By temperament, Obama was a cautious man. Moreover, the burden of restoring to health a shattered global financial system was immense. But the more important point to make here is a different one: namely, that the neoliberal order was still hegemonic, constraining Obama’s sense of the choices available to him.

DSJ: There is a big debate on the left today regarding the question of whether the neoliberal age is coming to an end. Trump, the rise of Bernie Sanders, Biden’s Build Back Better Act, China’s rise, and the Russian invasion of Ukraine can all be used in various ways to defend this view. You agree with this perspective. What are your essential reasons for doing so?

GG: Donald Trump and Bernie Sanders were inconsequential political figures during the order’s 1990s heyday. That the two became in the 2010s the two most dynamic forces in American political life provides the best evidence that the neoliberal order was losing its hold. It was no longer constraining political choice.

Other evidence for the neoliberal order’s fracturing can be gleaned from a brief look at the erosion of support for four key planks of the neoliberal “freedom” agenda: the free movement of goods, people, information, and capital.

On the free movement of goods: During the neoliberal heyday, protectionism was a dirty word, not to be uttered by those pursuing high political office. Now it is favored by many on the right as well as on the left.

On the free movement of people: Thirty-five million people came to America between the 1960s and 2000s. Now the talk is all about walls and borders.
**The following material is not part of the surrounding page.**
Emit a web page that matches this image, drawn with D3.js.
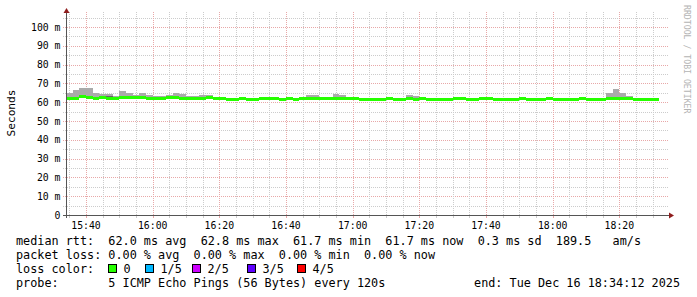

On the free movement of information: The instantaneous transmission of vast amounts of data and opinion to every corner of the world had been crucial to neoliberalism’s globalizing project. Now China, Russia, Turkey, and other countries are seeking to insulate their information systems from international “contamination.”

On the free movement of capital: This freedom has been the one most resistant to controls. But the actions recently taken by Western governments against Russia as well as against its oligarchs living abroad—freeing or seizing assets, denying the state and its people the opportunity to move money from one country to another or to convert their funds from one currency to another—constitute a major strike against that freedom.
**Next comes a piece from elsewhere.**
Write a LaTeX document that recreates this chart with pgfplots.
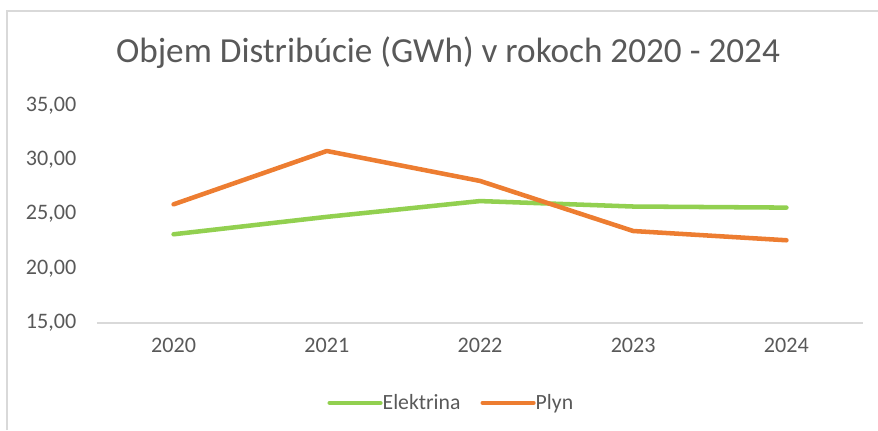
\documentclass[border=0pt]{standalone}
\usepackage{fontspec}
\setmainfont{Carlito}
\usepackage{pgfplots}
\pgfplotsset{compat=1.18}
\definecolor{elgreen}{HTML}{92D050}
\definecolor{plorange}{HTML}{ED7D31}
\definecolor{txtgray}{HTML}{595959}
\definecolor{axgray}{HTML}{D9D9D9}
\begin{document}
\begin{tikzpicture}
\useasboundingbox (0,0) rectangle (658.5pt,322.5pt);
\draw[axgray, line width=1pt] (5.25pt,0) -- (5.25pt,314.25pt) -- (658.5pt,314.25pt);
\node[txtgray, font=\fontsize{26.4}{30}\selectfont] at (336pt,283pt) {Objem Distribúcie (GWh) v rokoch 2020 - 2024};
\begin{axis}[
  at={(72.75pt,80.25pt)}, anchor=south west,
  scale only axis, width=574.5pt, height=163.3pt,
  xmin=-0.5, xmax=4.5, ymin=15, ymax=35,
  xtick={0,1,2,3,4}, xticklabels={2020,2021,2022,2023,2024},
  ytick={15,20,25,30,35},
  axis x line*=bottom, axis y line*=left,
  x axis line style={axgray, line width=1pt, -},
  y axis line style={draw=none},
  major tick length=0pt,
  tick label style={txtgray, font=\fontsize{16.6}{19}\selectfont},
  yticklabel style={xshift=-12pt},
  xticklabel style={yshift=-8pt},
  /pgf/number format/.cd, fixed, fixed zerofill, precision=2, use comma, assume math mode=true,
  /pgfplots/.cd,
  legend columns=2,
  legend style={at={(0.463,-0.367)}, anchor=center, draw=none, fill=none,
    font=\fontsize{16.3}{19}\selectfont, text=txtgray,
    /tikz/every even column/.append style={column sep=13pt},
    /tikz/every odd column/.append style={column sep=-2pt}},
  legend image code/.code={\draw[#1, line cap=round] (0pt,0pt) -- (38pt,0pt);},
  clip=false,
]
\addplot[elgreen, line width=3.4pt, line cap=round, line join=round] coordinates {(0,23.15) (1,24.75) (2,26.2) (3,25.7) (4,25.6)};
\addlegendentry{Elektrina}
\addplot[plorange, line width=3.4pt, line cap=round, line join=round] coordinates {(0,25.9) (1,30.8) (2,28.05) (3,23.45) (4,22.6)};
\addlegendentry{Plyn}
\end{axis}
\end{tikzpicture}
\end{document}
Day by day, now, a new world is taking shape. Elements of neoliberalism will survive this transition. But neoliberalism as a political order is finished.

DSJ: Doesn’t Biden’s lackluster presidency give you reason to reconsider your prediction?
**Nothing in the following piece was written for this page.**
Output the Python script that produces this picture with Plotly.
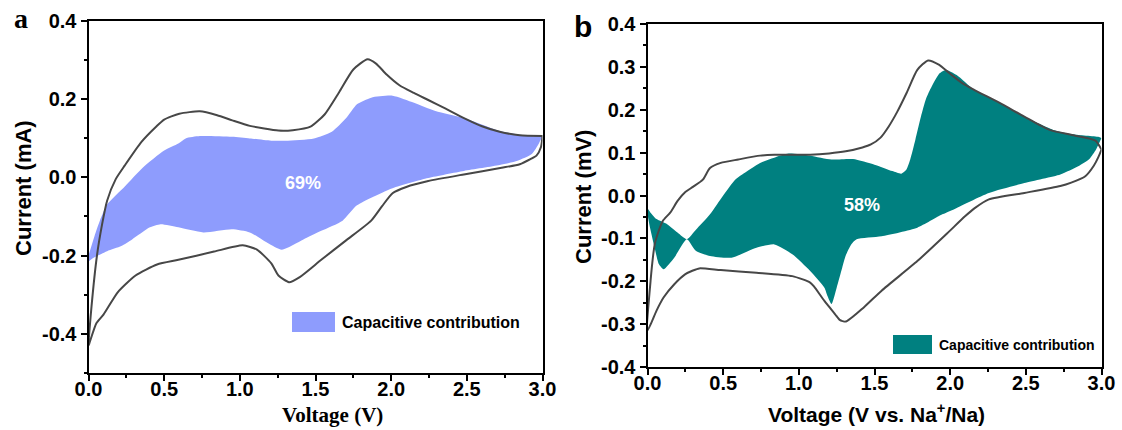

GG: An administration that has sought to enact the most far-reaching set of social programs since the New Deal should not be described as lacking in luster. It has lacked political power—its majority in the Senate hanging, as we all know, by (a Joe Manchin) thread. Biden himself may be lacking in personal luster, but we should resist the temptation—ever present in our social media age—to judge a leader exclusively by superficial characteristics. Biden has real strengths. He grasps the significance of this historical moment. He has assembled a good team. He has opened his administration to the left in ways that few previous Democratic administrations have done. The patchy record of his legislative achievements to date has less to do with his own limitations than with a set of tough circumstances that would bedevil even the best Democratic president imaginable: not just slim majorities in Congress but an opposition party that has become scandalously indifferent to the welfare of American democracy and a virus that everywhere in the world has eluded the best-intentioned efforts to subdue it. These are difficult times in which to govern.

Biden may fail. If he does, would it mean that an argument for the fall of the neoliberal order should be reconsidered? Not at all. A rising political order centering on Trump-style authoritarianism would mark the end of the neoliberal order just as surely as one centered on Biden-style progressivism. The United States may also be in the midst of an extended period of dysfunction that will forestall the establishment of a new political order, left or right. But one thing is clear: the neoliberal heyday has passed. In the 1990s and 2000s, America was unabashed in its celebration of free markets, of a globalizing world without borders, and of an era of personal freedom powered by the IT revolution. We no longer live in that world.